Die gemeinte Würde und erstrangige Wichtigkeit gilt bei Gott als heilig – ebenso für alle, die ihm anhängen, (übrigens auch für das deutsche Grundgesetz: heilig = unverletzlich). Solcher Vorrang

gilt nicht dem rendite-hungrigen Investor,
gilt nicht dem Top-Manager eines Großunternehmens,
gilt nicht dem unsolidarischen Auf-Teufel-komm-raus-Durchsetzer der eigenen Interessen,
….,
sondern solcher Vorrang gilt dem MENSCHEN –
und das natürlich samt seinen Erfordernissen und Bedürfnissen nach einem menschenwürdigen Leben.
Und das auch noch für alle!
„Gemeinwohl“ nennen wir das.

Und das kann oft durch soziales Engagement oder Nächstenliebe der verbreitet hochgeschätzten individuellen Art nicht ausreichend bewirkt werden.
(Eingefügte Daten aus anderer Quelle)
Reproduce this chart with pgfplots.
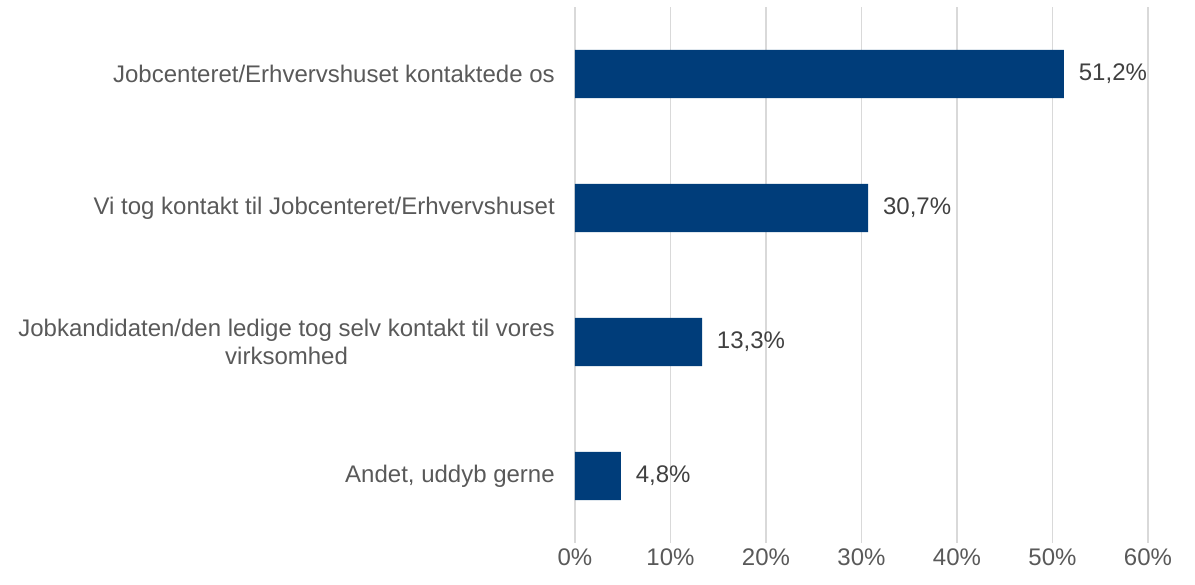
\documentclass[border=0pt]{standalone}
\usepackage{fontspec}
\setmainfont{Liberation Sans}
\usepackage{pgfplots}
\pgfplotsset{compat=1.18}
\definecolor{barblue}{RGB}{0,61,122}
\definecolor{labgray}{RGB}{89,89,89}
\definecolor{valgray}{RGB}{64,64,64}
\definecolor{gridgray}{RGB}{217,217,217}
\begin{document}
\begin{tikzpicture}[x=0.75pt,y=0.75pt]
\begin{axis}[
  at={(0,0)}, anchor=south west,
  scale only axis,
  width=429.75pt, height=402pt,
  xbar,
  xmin=0, xmax=60,
  ymin=-0.5, ymax=3.5,
  y dir=reverse,
  bar width=0.36,
  axis line style={draw=none},
  major tick length=0pt,
  xmajorgrids=true,
  grid style={gridgray, line width=1.1pt},
  xtick={0,10,20,30,40,50,60},
  xticklabel={\pgfmathprintnumber{\tick}\%},
  /pgf/number format/assume math mode=true,
  ytick={0,1,2,3},
  yticklabels={Jobcenteret/Erhvervshuset kontaktede os,
    Vi tog kontakt til Jobcenteret/Erhvervshuset,
    {Jobkandidaten/den ledige tog selv kontakt til vores\\virksomhed},
    {Andet, uddyb gerne}},
  tick label style={font=\fontsize{18}{20.5}\selectfont, text=labgray, inner sep=0pt},
  yticklabel style={align=center, xshift=-15pt},
  xticklabel style={yshift=-4pt},
  nodes near coords={\pgfmathprintnumber[fixed, fixed zerofill, precision=1, use comma]{\pgfplotspointmeta}\%},
  nodes near coords style={font=\fontsize{18}{20.5}\selectfont, text=valgray, anchor=west, inner sep=0pt, xshift=11pt},
]
\addplot[fill=barblue, draw=none] coordinates {(51.2,0) (30.7,1) (13.3,2) (4.8,3)};
\end{axis}
\pgfresetboundingbox
\path (-575,-42) rectangle (620,543);
\end{tikzpicture}
\end{document}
Deswegen gilt verbreitet unter Kirchennahen: „Je mystischer (= je mehr im Glauben mit Gott verbunden), desto politischer!“

Und da letztes Ziel dabei nicht ein von allem Irdischen losgelöster „Gott“ ist, sondern: „Dein Reich komme, dein Wille geschehe …“ (weswegen Gott ja nach christlichem Bekenntnis Mensch in dieser Welt geworden ist), steht „der Mensch“ samt dem Gemeinwohl im Brennpunkt christlicher Blickrichtung.

Offenbar übrigens wohl auch im Brennpunkt von Gottes Blickrichtung. Was anderes sollte der Kern dessen sein, was Christen bald wieder an Weihnachten feiern!